Quota Share Treaty Reinsurance
The costs of acquiring and handling the business, known as ceding commission, are deducted from the premium passed to the reinsurer who normally also agrees to pay an additional commission based on the profits of the treaty. By reducing the amount to which the captive is exposed from any one loss to a level commensurate with the captive's capital base, the captive does not face financial ruin in the event of a large individual loss.
Quota Share reinsurance is ideal for start-up portfolios where the experience is less predictable or for programs which have a higher degree of volatility but which over a period of time are profitable. New captives often may wish not to retain all the risk in the first year and often seek reinsurance on a quota share basis whereby a reinsurer pays the same proportion of losses that it receives in premium.

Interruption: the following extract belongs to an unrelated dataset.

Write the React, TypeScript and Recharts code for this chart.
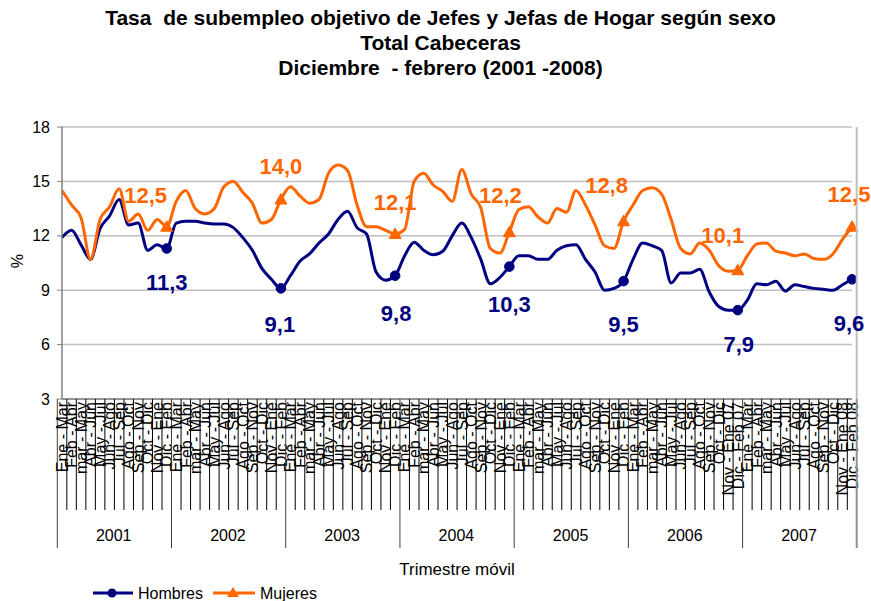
import React from 'react';
import { LineChart, Line, XAxis, YAxis, CartesianGrid, LabelList, Legend } from 'recharts';

// ---------- data ----------
const YEARS = ['2001', '2002', '2003', '2004', '2005', '2006', '2007'];
const PERIODS = ['Ene - Mar', 'Feb - Abr', 'mar - May', 'Abr - Jun', 'May - Jul', 'Jun - Ago', 'Jul - Sep', 'Ago - Oct', 'Sep - Nov', 'Oct - Dic', 'Nov - Ene', 'Dic - Feb'];
const YEAR_END_SUFFIX: Record<string, string> = { '2006': ' 07', '2007': ' 08' };

const HOMBRES = [
  11.9, 12.3, 11.5, 10.7, 12.4, 13.1, 14.0, 12.6, 12.7, 11.2, 11.5, 11.3,
  12.7, 12.8, 12.8, 12.7, 12.65, 12.65, 12.45, 11.9, 11.2, 10.2, 9.6, 9.1,
  9.8, 10.6, 11.0, 11.6, 12.1, 12.9, 13.35, 12.45, 12.1, 10.0, 9.55, 9.8,
  10.9, 11.65, 11.2, 10.95, 11.15, 12.0, 12.7, 11.9, 10.7, 9.35, 9.7, 10.3,
  10.9, 10.9, 10.7, 10.7, 11.2, 11.45, 11.5, 10.7, 10.0, 9.0, 9.1, 9.5,
  10.7, 11.6, 11.45, 11.2, 9.4, 9.95, 9.95, 10.15, 8.9, 8.1, 7.9, 7.9,
  8.45, 9.35, 9.3, 9.5, 8.95, 9.3, 9.2, 9.1, 9.05, 9.0, 9.3, 9.6,
];

const MUJERES = [
  14.5, 13.7, 13.0, 10.7, 12.9, 13.6, 14.6, 12.8, 13.2, 12.3, 12.9, 12.5,
  13.9, 14.5, 13.5, 13.2, 13.5, 14.7, 15.0, 14.4, 13.8, 12.7, 12.9, 14.0,
  14.7, 14.2, 13.8, 14.0, 15.45, 15.9, 15.6, 13.7, 12.5, 12.5, 12.3, 12.1,
  12.35, 15.0, 15.45, 14.8, 14.45, 13.9, 15.65, 14.3, 13.55, 11.3, 11.05, 12.2,
  13.45, 13.6, 13.05, 12.7, 13.5, 13.3, 14.5, 13.7, 12.6, 11.45, 11.3, 12.8,
  13.7, 14.5, 14.65, 14.3, 12.9, 11.3, 11.0, 11.6, 11.2, 10.35, 10.05, 10.1,
  10.9, 11.55, 11.6, 11.15, 11.05, 10.9, 11.0, 10.75, 10.7, 11.0, 11.8, 12.5,
];

const Y_TICKS = [3, 6, 9, 12, 15, 18];

// ---------- styling constants ----------
const NAVY = '#000080';
const ORANGE = '#FF6600';
const FONT = 'Arial, "Liberation Sans", sans-serif';
const W = 871;
const H = 601;
const MARGIN = { top: 127, right: 19, bottom: 22, left: 22 };
const Y_AXIS_W = 40;
const X_AXIS_H = 180;
const PLOT_W = W - MARGIN.left - MARGIN.right - Y_AXIS_W;
const PLOT_H = H - MARGIN.top - MARGIN.bottom - X_AXIS_H;

// label offsets (text centre relative to the marker), one per year-end marker
const H_LABEL_OFFSETS = [[0, 34], [-1, 36], [1, 37], [0, 37], [0, 43], [1, 34], [-3, 44]];
const M_LABEL_OFFSETS = [[-21, -32], [0, -33], [0, -32], [-9, -37], [-17, -36], [-15, -35], [-3, -33]];

const CATEGORY_LABELS: string[] = [];
YEARS.forEach((y) => {
  PERIODS.forEach((p, j) => {
    const suffix = j >= 10 && YEAR_END_SUFFIX[y] ? YEAR_END_SUFFIX[y] : '';
    CATEGORY_LABELS.push(p + suffix);
  });
});
const N = CATEGORY_LABELS.length;

const data = CATEGORY_LABELS.map((label, i) => ({
  key: i,
  label,
  hombres: HOMBRES[i],
  mujeres: MUJERES[i],
}));

const isMarker = (i: number) => i % 12 === 11;
const fmt = (v: number) => v.toFixed(1).replace('.', ',');

const CategoryTick = (props: any) => {
  const { x, y, index } = props;
  const bw = PLOT_W / N;
  const left = x - bw / 2;
  const yearStart = index % 12 === 0;
  return (
    <g key={`tick-${index}`}>
      <line x1={left} x2={left} y1={y} y2={y + (yearStart ? 149 : 111)} stroke={yearStart ? '#404040' : '#000'} strokeWidth={1} />
      <text
        transform={`translate(${x}, ${y + 3}) rotate(-90)`}
        textAnchor="end"
        dy="0.36em"
        fontSize={16}
        fontFamily={FONT}
        fill="#000"
      >
        {CATEGORY_LABELS[index]}
      </text>
      {yearStart && (
        <text x={left + 6 * bw} y={y + 142} textAnchor="middle" fontSize={16} fontFamily={FONT} fill="#000">
          {YEARS[Math.floor(index / 12)]}
        </text>
      )}
      {index === N - 1 && (
        <>
          <line x1={x + bw / 2} x2={x + bw / 2} y1={y - PLOT_H} y2={y} stroke="#C0C0C0" strokeWidth={2} />
          <line x1={x + bw / 2} x2={x + bw / 2} y1={y} y2={y + 149} stroke="#909090" strokeWidth={2} />
        </>
      )}
    </g>
  );
};

const HombresDot = (props: any) => {
  const { cx, cy, index } = props;
  if (!isMarker(index)) return <g key={`hd-${index}`} />;
  return <circle key={`hd-${index}`} cx={cx} cy={cy} r={4.8} fill={NAVY} stroke={NAVY} />;
};

const MujeresDot = (props: any) => {
  const { cx, cy, index } = props;
  if (!isMarker(index)) return <g key={`md-${index}`} />;
  const s = 6;
  return (
    <polygon
      key={`md-${index}`}
      points={`${cx},${cy - s} ${cx + s},${cy + s * 0.75} ${cx - s},${cy + s * 0.75}`}
      fill={ORANGE}
      stroke={ORANGE}
    />
  );
};

const makeLabel = (offsets: number[][], color: string) => (props: any) => {
  const { x, y, value, index } = props;
  if (!isMarker(index)) return null;
  const k = Math.floor(index / 12);
  const [dx, dy] = offsets[k];
  return (
    <text
      key={`lbl-${color}-${index}`}
      x={x + dx}
      y={y + dy}
      dy="0.36em"
      textAnchor="middle"
      fontSize={22}
      fontWeight="bold"
      fontFamily={FONT}
      fill={color}
    >
      {fmt(value)}
    </text>
  );
};

const renderLegend = () => (
  <svg width={240} height={18} style={{ display: 'block', overflow: 'visible' }}>
    <line x1={3} x2={43} y1={9} y2={9} stroke={NAVY} strokeWidth={3} />
    <circle cx={22} cy={9} r={4.5} fill={NAVY} />
    <text x={48} y={15} fontSize={16} fontFamily={FONT} fill="#000">Hombres</text>
    <line x1={123} x2={165} y1={9} y2={9} stroke={ORANGE} strokeWidth={3} />
    <polygon points="143,3 149,13 137,13" fill={ORANGE} />
    <text x={170} y={15} fontSize={16} fontFamily={FONT} fill="#000">Mujeres</text>
  </svg>
);

export default function App() {
  return (
    <div style={{ position: 'absolute', left: 0, top: 0, width: W, height: H, background: '#fff', fontFamily: FONT }}>
      <div
        style={{
          position: 'absolute',
          top: 5,
          left: 10,
          width: W - 10,
          textAlign: 'center',
          fontWeight: 'bold',
          fontSize: 21,
          lineHeight: '25px',
          whiteSpace: 'pre',
          color: '#000',
          zIndex: 2,
        }}
      >
        <div>Tasa  de subempleo objetivo de Jefes y Jefas de Hogar según sexo</div>
        <div>Total Cabeceras</div>
        <div>Diciembre  - febrero (2001 -2008)</div>
      </div>
      <LineChart width={W} height={H} data={data} margin={MARGIN}>
        <CartesianGrid horizontal vertical={false} stroke="#C0C0C0" strokeWidth={1.5} />
        <XAxis
          dataKey="key"
          type="category"
          interval={0}
          tickSize={0}
          tickMargin={0}
          tickLine={false}
          height={X_AXIS_H}
          axisLine={{ stroke: '#808080', strokeWidth: 1.5 }}
          tick={(p: any) => <CategoryTick {...p} />}
          label={{ value: 'Trimestre móvil', position: 'insideBottom', offset: 4, fontSize: 17, fill: '#000', fontFamily: FONT }}
        />
        <YAxis
          width={Y_AXIS_W}
          domain={[3, 18]}
          ticks={Y_TICKS}
          interval={0}
          tickSize={5}
          tickMargin={7}
          axisLine={{ stroke: '#808080', strokeWidth: 1.5 }}
          tickLine={{ stroke: '#808080' }}
          tick={{ fontSize: 16, fill: '#000', fontFamily: FONT }}
          label={{
            content: (p: any) => {
              const vb = p.viewBox || { x: 22, y: 127, height: 272 };
              const cx = vb.x - 5;
              const cy = vb.y + vb.height / 2 - 2;
              return (
                <text x={cx} y={cy} transform={`rotate(-90 ${cx} ${cy})`} textAnchor="middle" dy="0.36em" fontSize={16} fontFamily={FONT} fill="#000">
                  %
                </text>
              );
            },
          }}
        />
        <Legend
          layout="vertical"
          align="center"
          verticalAlign="middle"
          wrapperStyle={{ top: 584, left: 90, width: 240, height: 18 }}
          content={renderLegend}
        />
        <Line
          type="monotone"
          dataKey="hombres"
          stroke={NAVY}
          strokeWidth={3}
          dot={HombresDot}
          activeDot={false}
          isAnimationActive={false}
        >
          <LabelList dataKey="hombres" content={makeLabel(H_LABEL_OFFSETS, NAVY)} />
        </Line>
        <Line
          type="monotone"
          dataKey="mujeres"
          stroke={ORANGE}
          strokeWidth={3}
          dot={MujeresDot}
          activeDot={false}
          isAnimationActive={false}
        >
          <LabelList dataKey="mujeres" content={makeLabel(M_LABEL_OFFSETS, ORANGE)} />
        </Line>
      </LineChart>
    </div>
  );
}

A 75.00% Quota Share Treaty describes an arrangement whereby a reinsurer pays 75.00% of all losses and is paid 75.00% of all premiums after commissions and expenses. If a 75.00% quota share is placed and the fronting company retains 10.00% the captive is left with 15.00% of the risk. Whilst it may lose out on profits its downside will be limited and if the fronting company requires collateral then that requirement is reduced.
Quota Share reinsurers often pay a profit commission on underwriting profits once a certain profit level has been reached. Quota share reinsurance protects policies underwritten during a specific period until expiry or renewal, regardless of when losses occur.